Transmission Version 2.0
Unbeknownst to most, Transmission Entertainment secured the lease on Sixth Street's Bourbon Rocks shortly before South by Southwest 2008. The local booking and event-production venture is currently in the process of renovating the outside stage to reach a capacity of 1,000 – comparable to that of competitors La Zona Rosa and Emo's. The club's 300-capacity indoor space, in accordance with the Downtown Austin Alliance, is being transformed into an acoustically efficient cafe. "We want to give Sixth Street a flagship live music venue but also cater to the local market and daytime tourists," says Club de Ville owner and Lamberts partner Michael Terrazas from the company's swank new Downtown offices.

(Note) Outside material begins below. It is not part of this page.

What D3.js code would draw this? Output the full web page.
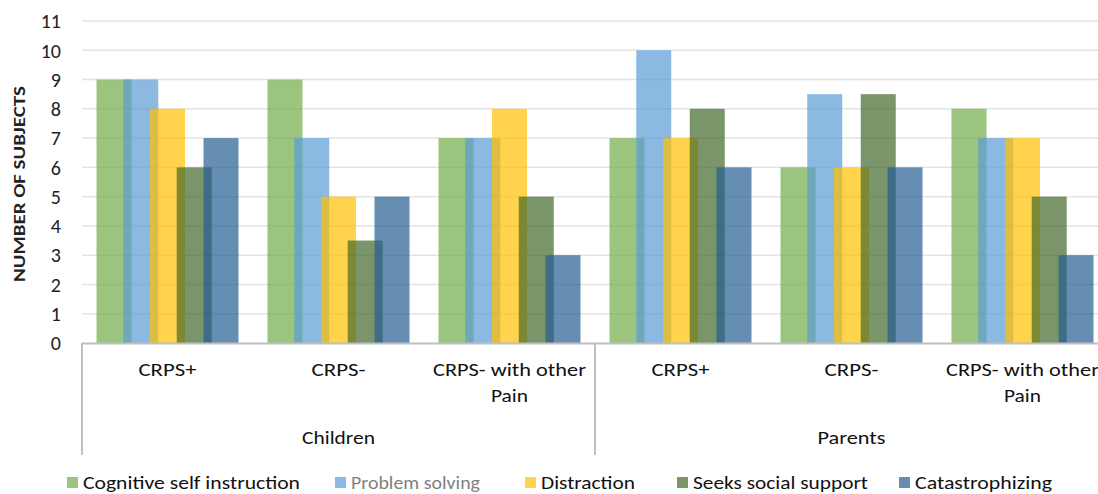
<!DOCTYPE html>
<html>
<head>
<meta charset="utf-8">
<script src="https://cdn.jsdelivr.net/npm/d3@7/dist/d3.min.js"></script>
<style>
  html, body { margin: 0; padding: 0; background: #fff; }
  svg { display: block; font-family: Carlito, Lato, "Open Sans", sans-serif; }
</style>
</head>
<body>
<svg id="chart" width="1098" height="494"></svg>
<script>
// Coping strategies reported, by group and subgroup
const groups = ["Children", "Parents"];
const subgroups = ["CRPS+", "CRPS-", "CRPS- with other Pain"];
const series = ["Cognitive self instruction", "Problem solving", "Distraction", "Seeks social support", "Catastrophizing"];
const seriesColors = ["#70AD47", "#5B9BD5", "#FFC000", "#43682B", "#255E91"];
const yTicks = [0, 1, 2, 3, 4, 5, 6, 7, 8, 9, 10, 11];

// One array per category (group × subgroup), values in series order
const childrenCrpsPlus  = [9, 9, 8, 6, 7];
const childrenCrpsMinus = [9, 7, 5, 3.5, 5];
const childrenOtherPain = [7, 7, 8, 5, 3];
const parentsCrpsPlus   = [7, 10, 7, 8, 6];
const parentsCrpsMinus  = [6, 8.5, 6, 8.5, 6];
const parentsOtherPain  = [8, 7, 7, 5, 3];

const categories = [
  { group: "Children", sub: "CRPS+", values: childrenCrpsPlus },
  { group: "Children", sub: "CRPS-", values: childrenCrpsMinus },
  { group: "Children", sub: "CRPS- with other Pain", values: childrenOtherPain },
  { group: "Parents",  sub: "CRPS+", values: parentsCrpsPlus },
  { group: "Parents",  sub: "CRPS-", values: parentsCrpsMinus },
  { group: "Parents",  sub: "CRPS- with other Pain", values: parentsOtherPain }
];

const svg = d3.select("#chart");
const plotLeft = 82, plotTop = 21, plotBottom = 343, catWidth = 171;

const x0 = d3.scaleBand()
  .domain(d3.range(categories.length))
  .range([plotLeft, plotLeft + catWidth * categories.length])
  .paddingInner(0).paddingOuter(0);

// Bars overlap within a cluster (narrower step than bar width)
const barWidth = 35, barStep = 26.75;
const clusterWidth = barStep * (series.length - 1) + barWidth;
const x1 = d3.scaleLinear()
  .domain([0, series.length - 1])
  .range([(catWidth - clusterWidth) / 2, (catWidth - clusterWidth) / 2 + barStep * (series.length - 1)]);

const y = d3.scaleLinear().domain([0, 11]).range([plotBottom, plotTop]);

// Gridlines
svg.append("g")
  .selectAll("line")
  .data(yTicks.filter(t => t > 0))
  .join("line")
  .attr("x1", plotLeft).attr("x2", 1098)
  .attr("y1", d => y(d)).attr("y2", d => y(d))
  .attr("stroke", "#E4E4E4").attr("stroke-width", 1.5);

// Y tick labels
const yAxis = d3.axisLeft(y).tickValues(yTicks).tickSize(0).tickPadding(0);
const yg = svg.append("g").attr("transform", `translate(${plotLeft - 21},0)`).call(yAxis);
yg.select(".domain").remove();
yg.selectAll("text")
  .attr("font-size", 20)
  .attr("fill", "#222")
  .attr("dy", "0.34em")
  .attr("font-family", "Carlito, Lato, 'Open Sans', sans-serif");

// Y axis title
svg.append("text")
  .attr("transform", `translate(25,${(plotTop + plotBottom) / 2 + 2}) rotate(-90)`)
  .attr("text-anchor", "middle")
  .attr("font-size", 16)
  .attr("font-weight", 600)
  .attr("fill", "#222")
  .attr("textLength", 196)
  .attr("lengthAdjust", "spacingAndGlyphs")
  .text("NUMBER OF SUBJECTS");

// Bars
const cats = svg.append("g")
  .selectAll("g")
  .data(categories)
  .join("g")
  .attr("transform", (d, i) => `translate(${x0(i)},0)`);

cats.selectAll("rect")
  .data(d => d.values.map((v, j) => ({ v, j })))
  .join("rect")
  .attr("x", d => x1(d.j))
  .attr("width", barWidth)
  .attr("y", d => y(d.v))
  .attr("height", d => y(0) - y(d.v))
  .attr("fill", d => seriesColors[d.j])
  .attr("fill-opacity", 0.7);

// Category axis baseline and group separators
const axisColor = "#BFBFBF";
svg.append("line")
  .attr("x1", plotLeft).attr("x2", 1098)
  .attr("y1", plotBottom + 0.5).attr("y2", plotBottom + 0.5)
  .attr("stroke", axisColor).attr("stroke-width", 2);

const separators = [0, 3, 6].map(i => plotLeft + catWidth * i);
svg.append("g")
  .selectAll("line")
  .data(separators)
  .join("line")
  .attr("x1", d => d).attr("x2", d => d)
  .attr("y1", plotBottom).attr("y2", 455)
  .attr("stroke", axisColor).attr("stroke-width", 2);

// Subgroup labels (wrapped)
const wrapLines = s => s === "CRPS- with other Pain" ? ["CRPS- with other", "Pain"] : [s];
const lineWidth = { "CRPS+": 58, "CRPS-": 54, "CRPS- with other": 153, "Pain": 37 };
svg.append("g")
  .selectAll("text")
  .data(categories)
  .join("text")
  .attr("text-anchor", "middle")
  .attr("font-size", 18.5)
  .attr("fill", "#111")
  .each(function(d, i) {
    const cx = x0(i) + x0.bandwidth() / 2;
    d3.select(this).selectAll("tspan")
      .data(wrapLines(d.sub))
      .join("tspan")
      .attr("x", cx)
      .attr("y", (l, k) => 376 + k * 26)
      .attr("textLength", l => lineWidth[l])
      .attr("lengthAdjust", "spacingAndGlyphs")
      .text(l => l);
  });

// Group labels
const groupWidth = { "Children": 73, "Parents": 68 };
svg.append("g")
  .selectAll("text")
  .data(groups)
  .join("text")
  .attr("text-anchor", "middle")
  .attr("font-size", 18.5)
  .attr("fill", "#111")
  .attr("x", (g, k) => x0(k * 3) + catWidth * 1.5)
  .attr("y", 444)
  .attr("textLength", g => groupWidth[g])
  .attr("lengthAdjust", "spacingAndGlyphs")
  .text(g => g);

// Legend
const legendX = [67, 335, 525, 677, 899];
const legendW = [217, 129, 94, 175, 137];
const legend = svg.append("g")
  .selectAll("g")
  .data(series)
  .join("g")
  .attr("transform", (d, i) => `translate(${legendX[i]},477)`);
legend.append("rect")
  .attr("width", 11).attr("height", 11)
  .attr("fill", (d, i) => seriesColors[i]).attr("fill-opacity", 0.7);
legend.append("text")
  .attr("x", 16).attr("y", 12)
  .attr("font-size", 19)
  .attr("fill", (d, i) => i === 1 ? "#7F7F7F" : "#111")
  .attr("textLength", (d, i) => legendW[i])
  .attr("lengthAdjust", "spacingAndGlyphs")
  .text(d => d);
</script>
</body>
</html>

To help combat noise issues, outdoor shows at all of Transmission's venues are being pushed forward, effective immediately, with doors opening around 7pm and weekday performances wrapping up by 11pm. On a side note, the entertainment coalition also has a new partner, California's Little Radio, whose archives of live recordings can be streamed at the company's impressive new website, www.transmissionentertainment.com, launching sometime today (Thursday).
Space Circus Parts I & II
After 25 years, the deep space jazz-funk of Return to Forever finally orbited back to earth. Touching down in Austin on Thursday for a two-night stand at the Paramount Theatre, chief composer Chick Corea prefaced both evenings as dress rehearsals, but his mothership appeared in fine form nonetheless, embarking on 2½-hour excursions of exquisite astral wandering that wound through the guitar fissures of "Hymn of the Seventh Galaxy," the mesmerizing "No Mystery," and closer "Duel of the Jester and the Tyrant." The most inspiring moment was also the most unexpected, when an impromptu Q&A session on Friday led to a short improvised jam. It was as if neither the band nor the fans were willing to let go again.